Konsequenzen für Unternehmen: Grenzen setzen in der Welt der Überstunden
Eine konsequente Arbeitszeiterfassung, wie sie seit Herbst 2022 nach dem Urteil des Bundesarbeitsgerichts vorgeschrieben ist, ist für Unternehmen verbindlich. Unternehmen sind dazu angehalten, die Arbeitsstunden aller Mitarbeiter präzise zu dokumentieren. Das Bundesministerium für Arbeit und Soziales betont, dass „in erster Linie (…) der Arbeitgeber dafür verantwortlich ist, dass die geltenden Gesetze eingehalten werden; er ist verpflichtet, seinen Betrieb entsprechend zu organisieren.“
Unternehmen, die die Arbeitszeitvorschriften missachten, riskieren nicht nur Bußgelder der Gewerbeaufsichtsämter von bis zu 15.000 Euro, sondern auch Schäden ihres Images. Firmen, die ihre Angestellten regelmäßig zu langen Arbeitszeiten verpflichten, könnten Probleme bekommen, hochqualifizierte Fachkräfte anzuziehen und zu halten, was letztendlich die Gesamtleistung und das Betriebsklima beeinträchtigt. Dies unterstreicht die Notwendigkeit eines gesunden Überstundenmanagements und einer präzisen Arbeitszeiterfassung.
Überstundenmanagement in Unternehmen: Überstunden minimieren, Work-Life-Balance maximieren
Genauso müssen Führungskräfte geschult werden, mit Überstunden angemessen umzugehen. Sie stehen vor der Aufgabe, ein Arbeitsklima zu schaffen, in dem Überstunden nicht zur Norm werden!

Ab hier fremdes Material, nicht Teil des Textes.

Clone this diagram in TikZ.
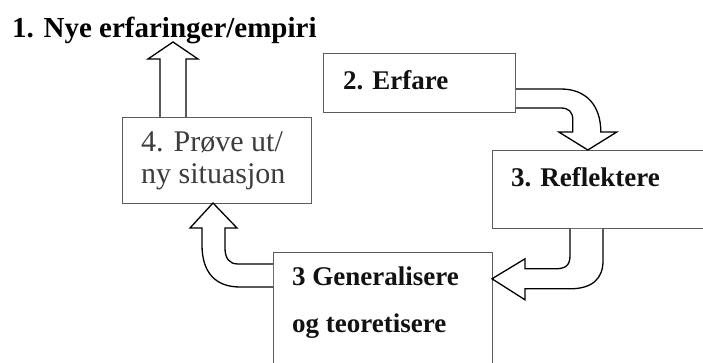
\documentclass[tikz,border=0pt]{standalone}
\usepackage{fontspec}
\setmainfont{Liberation Serif}
\usetikzlibrary{calc}

\definecolor{boxline}{rgb}{0.36,0.36,0.36}
\definecolor{softtext}{rgb}{0.24,0.24,0.24}
\definecolor{inktext}{rgb}{0.07,0.07,0.07}

\tikzset{
  stagebox/.style={draw=boxline, line width=0.8pt, fill=white, inner sep=0pt, anchor=north west},
  boldlabel/.style={anchor=base west, inner sep=0pt, text=inktext,
    font=\bfseries\fontsize{27}{32}\selectfont},
  plainlabel/.style={anchor=base west, inner sep=0pt, text=softtext,
    font=\fontsize{30}{34}\selectfont},
  blockarrow/.style={draw=black, line width=1.3pt, fill=white, line join=miter}
}

\begin{document}
\begin{tikzpicture}[x=1pt, y=-1pt]
  \clip (0,0) rectangle (703,363);

  % the four stages
  \node[stagebox, minimum width=192pt, minimum height=59pt] (erfare) at (323,53) {};
  \node[stagebox, minimum width=220pt, minimum height=78pt] (refl) at (492,150) {};
  \node[stagebox, minimum width=219pt, minimum height=130pt] (gen) at (273,252) {};
  \node[stagebox, minimum width=189pt, minimum height=86pt] (prove) at (122,117) {};

  % texts
  \node[anchor=base west, inner sep=0pt, text=black,
        font=\bfseries\fontsize{29}{34}\selectfont] (title) at (12,38) {1. Nye erfaringer/empiri};
  \node[boldlabel] (terfare) at (343,90) {2. Erfare};
  \node[boldlabel] (trefl) at (511,187) {3. Reflektere};
  \node[boldlabel] (tgen1) at (292,285) {3 Generalisere};
  \node[boldlabel] (tgen2) at (292,332) {og teoretisere};
  \node[plainlabel] (tprove1) at (141,152) {4. Prøve ut/};
  \node[plainlabel] (tprove2) at (141,184) {ny situasjon};

  % 4 -> 1 : straight block arrow up to the heading
  \begin{scope}[shift={(prove.north west)}]
    \filldraw[blockarrow] (38,0) -- (38,-58) -- (26,-58) -- (51,-75)
      -- (76,-58) -- (64,-58) -- (64,0);
  \end{scope}

  % 2 -> 3 : bent block arrow
  \begin{scope}[shift={(erfare.north east)}]
    \filldraw[blockarrow] (0,36) -- (45,36) .. controls (70,36) and (85,52) .. (85,79)
      -- (101,79) -- (72,97) -- (43,79) -- (57,79) -- (57,67)
      .. controls (57,59) and (53,55) .. (45,55) -- (0,55);
  \end{scope}

  % 3 -> generalisere : bent block arrow
  \begin{scope}[shift={(refl.south west)}]
    \filldraw[blockarrow] (78,0) -- (78,27) .. controls (78,37) and (73,40) .. (63,40)
      -- (33,40) -- (33,30) -- (0,50) -- (33,71) -- (33,60) -- (78,60)
      .. controls (100,60) and (111,50) .. (111,32) -- (111,0);
  \end{scope}

  % generalisere -> 4 : bent block arrow
  \begin{scope}[shift={(gen.north west)}]
    \filldraw[blockarrow] (0,12) -- (-35,12) .. controls (-44,12) and (-48,6) .. (-48,-4)
      -- (-48,-24) -- (-36,-24) -- (-60,-49) -- (-83,-24) -- (-71,-24) -- (-71,-7)
      .. controls (-71,20) and (-58,35) .. (-33,35) -- (0,35);
  \end{scope}
\end{tikzpicture}
\end{document}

Dazu ist der Arbeitsrhythmus im Team möglichst optimal zu gestalten und Fristen & Ressourcen sind so einzuteilen, dass Projekte zeitgerecht und ohne zusätzliche Belastung für die Mitarbeiter abgeschlossen werden.
Schließlich sollten Unternehmen beachten, dass die durchschnittliche Arbeitszeit in Deutschland tendenziell abnimmt, ein Indikator für fortschrittliche Work-Life-Balance-Bestrebungen. Mit einem Durchschnitt von 34,7 Stunden pro Woche liegt Deutschland unter dem europäischen Mittel, einige Länder wie Dänemark mit 34,1 Stunden und die Niederlande mit 31,2 Stunden verzeichnen noch kürzere Wochenarbeitszeiten.